According to Rayden’s parents, the middle schooler has faced bullying his entire life because he deals with many challenges, including ADHD, ODD, ADD, and Autism Spectrum Disorder, KFOR reported. “Our son is a high-functioning special needs child… just because we don’t label him as a special needs child, doesn’t mean that he’s not,” Rayden’s dad Danny said.
“As you saw in the video, he’s always been bigger than everybody. I would witness kids when he was like 8 or 9 just walk up and punch him square in the stomach,” said Scotlyn Overbay, Rayden’s mother, explaining how she has personally witnessed the bullying her son has suffered at the hands of other kids.

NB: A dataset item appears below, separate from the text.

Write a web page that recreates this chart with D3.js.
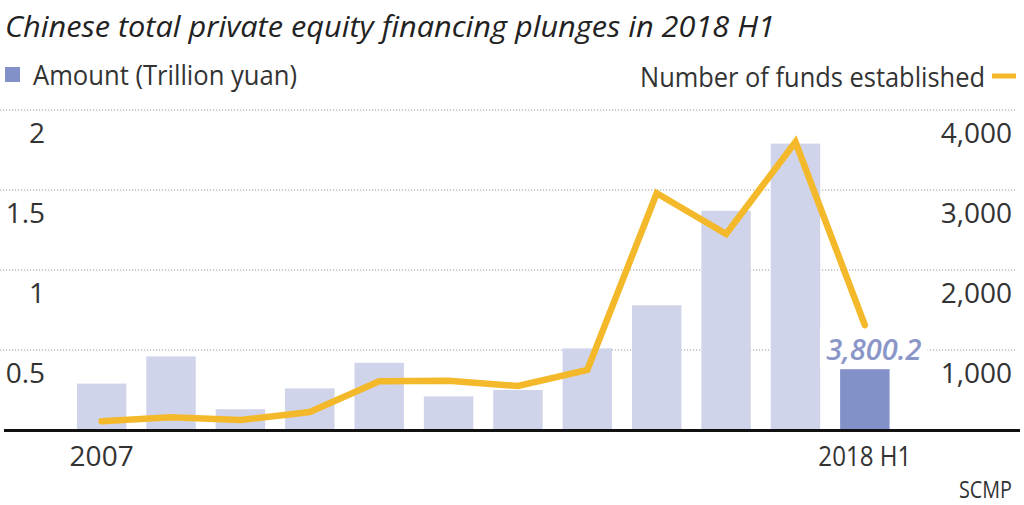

As the community responded to the videos with support for Rayden, a social media campaign under the hashtag #StandWithRayden also began. Those wanting to support Rayden and his family were encouraged to contact the nonprofit organization “Fight for the Forgotten,” which worked with the Overbays to make sure Rayden was doing well and feeling supported.
“Fight for the Forgotten” founder Justin Wren’s message is to spread kindness. “The purpose … is not to cast blame on the school of Yukon. It’s not to cast shame at all on the students that were involved … it’s actually to rally support, support for Rayden,” he said. “Just to surround them with love and encouragement and compassion and kindness is contagious,” Wren added, and Rayden’s parents agree.
While they are grateful for the support Rayden has received, Danny and Scotlyn are worried about the other kids involved and want everyone to stop and think. His parents are adamant that they do not condone cyberbullying against their son’s bullies and have condemned the death threats made against the children who were seen bullying Rayden in the video.
“These are adults threatening children,” said Scotlyn. “Threatening harm to children, which is totally unacceptable. I shouldn’t have to sit here and say adults quit threatening 12 and possibly 13-year-old children,” she added. And, it’s important to note that their punishment should be determined by the school and law enforcement, which is exactly what happened, not by internet bullies who are no better than the kids fighting Rayden.
Both the school and police were able to investigate and intervene, thanks to the video evidence the bullies themselves provided. Yukon Public Schools confirmed that disciplinary actions were taken against the students involved. They may also face additional punishment since the police were also investigating. “They could be facing charges of assault and battery and possibly bullying,” Major Fairchild said.
As for the Overbays, they said they have forgiven the bullies and do not blame the Yukon school where the bullying was recorded. “His mother and I forgive the babies for what they did, we forgive the kids for what they did. They made a mistake, they’re 12, they’re 13 they got a life to live,” said Danny. “They made a huge mistake, we forgive them as parents so please stop all the cyberbullying.”